**The task**: Skipping all pictures, set down the lines of the listing from the first through the one with "import numpy as np".

**Supplied data**:
------------------------------------------------------------

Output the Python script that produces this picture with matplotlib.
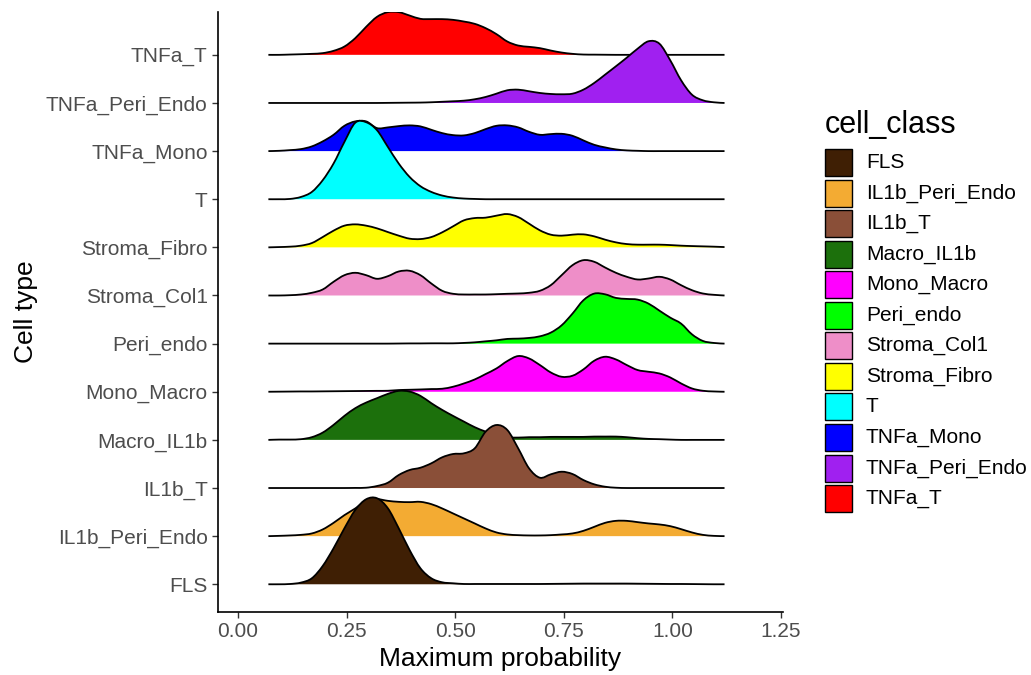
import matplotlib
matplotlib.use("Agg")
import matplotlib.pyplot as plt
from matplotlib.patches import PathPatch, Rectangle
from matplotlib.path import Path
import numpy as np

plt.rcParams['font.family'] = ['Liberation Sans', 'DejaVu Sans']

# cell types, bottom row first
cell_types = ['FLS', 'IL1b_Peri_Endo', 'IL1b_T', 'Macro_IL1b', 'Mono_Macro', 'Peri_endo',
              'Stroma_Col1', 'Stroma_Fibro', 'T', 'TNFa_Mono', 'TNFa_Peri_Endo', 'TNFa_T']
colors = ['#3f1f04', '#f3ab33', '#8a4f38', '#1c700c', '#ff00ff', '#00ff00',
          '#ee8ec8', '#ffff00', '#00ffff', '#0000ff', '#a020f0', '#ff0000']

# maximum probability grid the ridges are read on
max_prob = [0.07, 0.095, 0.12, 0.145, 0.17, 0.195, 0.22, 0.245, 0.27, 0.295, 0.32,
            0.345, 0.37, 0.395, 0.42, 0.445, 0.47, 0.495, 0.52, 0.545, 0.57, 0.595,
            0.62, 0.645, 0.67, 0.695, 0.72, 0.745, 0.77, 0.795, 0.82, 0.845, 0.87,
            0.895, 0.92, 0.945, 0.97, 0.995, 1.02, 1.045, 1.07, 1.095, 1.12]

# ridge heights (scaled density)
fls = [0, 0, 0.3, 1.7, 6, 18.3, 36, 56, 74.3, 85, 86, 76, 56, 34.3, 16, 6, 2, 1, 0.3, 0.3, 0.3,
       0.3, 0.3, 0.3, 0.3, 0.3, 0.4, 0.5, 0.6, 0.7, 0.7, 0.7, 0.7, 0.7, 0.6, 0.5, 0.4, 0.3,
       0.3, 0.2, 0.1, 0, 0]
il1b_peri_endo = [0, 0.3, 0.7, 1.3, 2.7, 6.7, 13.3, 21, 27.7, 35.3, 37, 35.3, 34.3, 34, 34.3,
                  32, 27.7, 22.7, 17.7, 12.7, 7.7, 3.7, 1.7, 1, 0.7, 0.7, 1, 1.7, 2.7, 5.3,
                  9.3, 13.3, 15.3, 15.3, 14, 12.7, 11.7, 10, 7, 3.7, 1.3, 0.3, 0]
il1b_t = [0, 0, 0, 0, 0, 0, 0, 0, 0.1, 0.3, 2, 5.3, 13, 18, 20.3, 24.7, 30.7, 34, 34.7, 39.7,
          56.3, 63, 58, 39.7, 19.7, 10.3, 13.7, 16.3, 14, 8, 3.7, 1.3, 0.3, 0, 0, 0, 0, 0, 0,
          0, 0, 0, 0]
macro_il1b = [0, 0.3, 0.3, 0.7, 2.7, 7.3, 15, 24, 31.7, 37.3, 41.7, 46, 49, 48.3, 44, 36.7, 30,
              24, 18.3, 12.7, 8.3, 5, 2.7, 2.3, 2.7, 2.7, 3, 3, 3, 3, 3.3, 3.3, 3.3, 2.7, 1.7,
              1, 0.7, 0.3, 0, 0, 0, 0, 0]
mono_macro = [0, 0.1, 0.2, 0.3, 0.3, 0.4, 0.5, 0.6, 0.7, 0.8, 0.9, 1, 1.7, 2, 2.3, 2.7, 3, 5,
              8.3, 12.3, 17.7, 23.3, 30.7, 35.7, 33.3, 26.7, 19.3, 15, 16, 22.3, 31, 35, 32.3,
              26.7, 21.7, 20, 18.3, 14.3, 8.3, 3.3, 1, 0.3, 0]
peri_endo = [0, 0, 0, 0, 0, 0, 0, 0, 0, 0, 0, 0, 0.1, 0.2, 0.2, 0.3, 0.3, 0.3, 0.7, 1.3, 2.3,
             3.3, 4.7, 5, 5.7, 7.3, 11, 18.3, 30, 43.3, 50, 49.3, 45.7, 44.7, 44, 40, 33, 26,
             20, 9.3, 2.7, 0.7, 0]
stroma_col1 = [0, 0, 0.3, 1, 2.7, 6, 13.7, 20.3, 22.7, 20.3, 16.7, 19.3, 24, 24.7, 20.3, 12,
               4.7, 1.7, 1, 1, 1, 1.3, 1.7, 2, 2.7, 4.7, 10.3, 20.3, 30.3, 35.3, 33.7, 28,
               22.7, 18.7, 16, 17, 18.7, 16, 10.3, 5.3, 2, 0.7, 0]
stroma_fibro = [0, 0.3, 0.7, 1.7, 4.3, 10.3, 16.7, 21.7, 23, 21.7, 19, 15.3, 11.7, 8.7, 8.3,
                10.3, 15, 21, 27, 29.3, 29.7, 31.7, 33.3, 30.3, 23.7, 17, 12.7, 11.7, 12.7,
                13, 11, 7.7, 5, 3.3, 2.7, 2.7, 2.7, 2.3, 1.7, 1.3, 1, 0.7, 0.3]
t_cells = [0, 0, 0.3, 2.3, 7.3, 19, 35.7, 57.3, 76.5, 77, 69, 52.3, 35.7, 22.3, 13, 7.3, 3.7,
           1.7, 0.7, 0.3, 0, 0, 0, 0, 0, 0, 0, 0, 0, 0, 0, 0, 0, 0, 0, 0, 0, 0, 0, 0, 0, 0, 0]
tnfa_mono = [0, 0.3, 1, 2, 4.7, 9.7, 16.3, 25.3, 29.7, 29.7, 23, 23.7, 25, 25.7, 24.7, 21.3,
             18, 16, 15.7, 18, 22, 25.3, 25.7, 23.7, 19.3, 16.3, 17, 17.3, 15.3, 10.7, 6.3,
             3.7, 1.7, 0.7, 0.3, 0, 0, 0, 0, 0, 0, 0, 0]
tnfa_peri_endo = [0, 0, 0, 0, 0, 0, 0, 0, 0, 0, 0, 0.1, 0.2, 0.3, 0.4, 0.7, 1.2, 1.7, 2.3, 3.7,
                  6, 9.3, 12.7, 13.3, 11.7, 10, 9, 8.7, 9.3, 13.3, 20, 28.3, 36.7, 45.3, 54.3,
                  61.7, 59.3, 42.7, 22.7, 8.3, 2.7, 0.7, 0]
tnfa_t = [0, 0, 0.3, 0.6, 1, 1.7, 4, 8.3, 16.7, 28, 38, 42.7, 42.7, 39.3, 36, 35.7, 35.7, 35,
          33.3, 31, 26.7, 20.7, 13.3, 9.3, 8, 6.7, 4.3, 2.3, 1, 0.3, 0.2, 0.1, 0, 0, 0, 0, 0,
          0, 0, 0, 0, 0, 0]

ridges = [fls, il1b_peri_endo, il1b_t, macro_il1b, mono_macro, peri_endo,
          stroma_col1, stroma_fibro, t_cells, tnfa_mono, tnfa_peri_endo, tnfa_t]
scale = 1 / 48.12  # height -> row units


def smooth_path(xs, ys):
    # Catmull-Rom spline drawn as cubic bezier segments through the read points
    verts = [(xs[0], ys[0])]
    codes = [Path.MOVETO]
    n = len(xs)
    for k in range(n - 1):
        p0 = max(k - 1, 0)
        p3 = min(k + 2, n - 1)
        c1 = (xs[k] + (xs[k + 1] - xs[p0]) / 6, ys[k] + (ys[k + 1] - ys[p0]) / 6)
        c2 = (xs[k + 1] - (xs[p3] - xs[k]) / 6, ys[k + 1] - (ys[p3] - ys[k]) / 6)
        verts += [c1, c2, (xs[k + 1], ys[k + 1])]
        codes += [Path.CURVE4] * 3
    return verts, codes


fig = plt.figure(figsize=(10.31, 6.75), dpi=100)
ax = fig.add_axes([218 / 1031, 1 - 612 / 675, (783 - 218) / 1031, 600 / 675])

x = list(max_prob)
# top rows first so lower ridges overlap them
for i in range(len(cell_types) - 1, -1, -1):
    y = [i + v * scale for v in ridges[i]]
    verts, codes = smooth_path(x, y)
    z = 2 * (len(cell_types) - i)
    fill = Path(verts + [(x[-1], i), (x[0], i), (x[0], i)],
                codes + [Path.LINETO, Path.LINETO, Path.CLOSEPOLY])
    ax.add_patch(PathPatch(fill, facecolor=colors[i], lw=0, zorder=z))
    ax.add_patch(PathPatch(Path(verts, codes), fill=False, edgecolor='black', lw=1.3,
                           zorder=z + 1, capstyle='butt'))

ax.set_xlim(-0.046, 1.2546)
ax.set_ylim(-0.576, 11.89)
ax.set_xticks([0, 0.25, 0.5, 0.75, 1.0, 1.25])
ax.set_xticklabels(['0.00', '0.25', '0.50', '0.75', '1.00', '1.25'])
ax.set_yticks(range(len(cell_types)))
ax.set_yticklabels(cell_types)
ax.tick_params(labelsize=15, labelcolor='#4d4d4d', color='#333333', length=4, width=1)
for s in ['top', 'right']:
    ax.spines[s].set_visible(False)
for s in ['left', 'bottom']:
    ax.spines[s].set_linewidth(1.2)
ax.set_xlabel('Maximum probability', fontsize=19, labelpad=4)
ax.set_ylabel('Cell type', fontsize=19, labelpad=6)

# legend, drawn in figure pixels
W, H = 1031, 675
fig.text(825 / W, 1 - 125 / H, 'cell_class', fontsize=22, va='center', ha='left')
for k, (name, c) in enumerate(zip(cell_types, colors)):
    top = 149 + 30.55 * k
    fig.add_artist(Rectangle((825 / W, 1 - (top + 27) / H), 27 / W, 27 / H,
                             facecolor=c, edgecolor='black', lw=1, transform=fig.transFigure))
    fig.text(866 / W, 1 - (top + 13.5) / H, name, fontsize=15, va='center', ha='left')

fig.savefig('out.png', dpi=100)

------------------------------------------------------------

**The completed task**:
Output the Python script that produces this picture with matplotlib.
import matplotlib
matplotlib.use("Agg")
import matplotlib.pyplot as plt
from matplotlib.patches import PathPatch, Rectangle
from matplotlib.path import Path
import numpy as np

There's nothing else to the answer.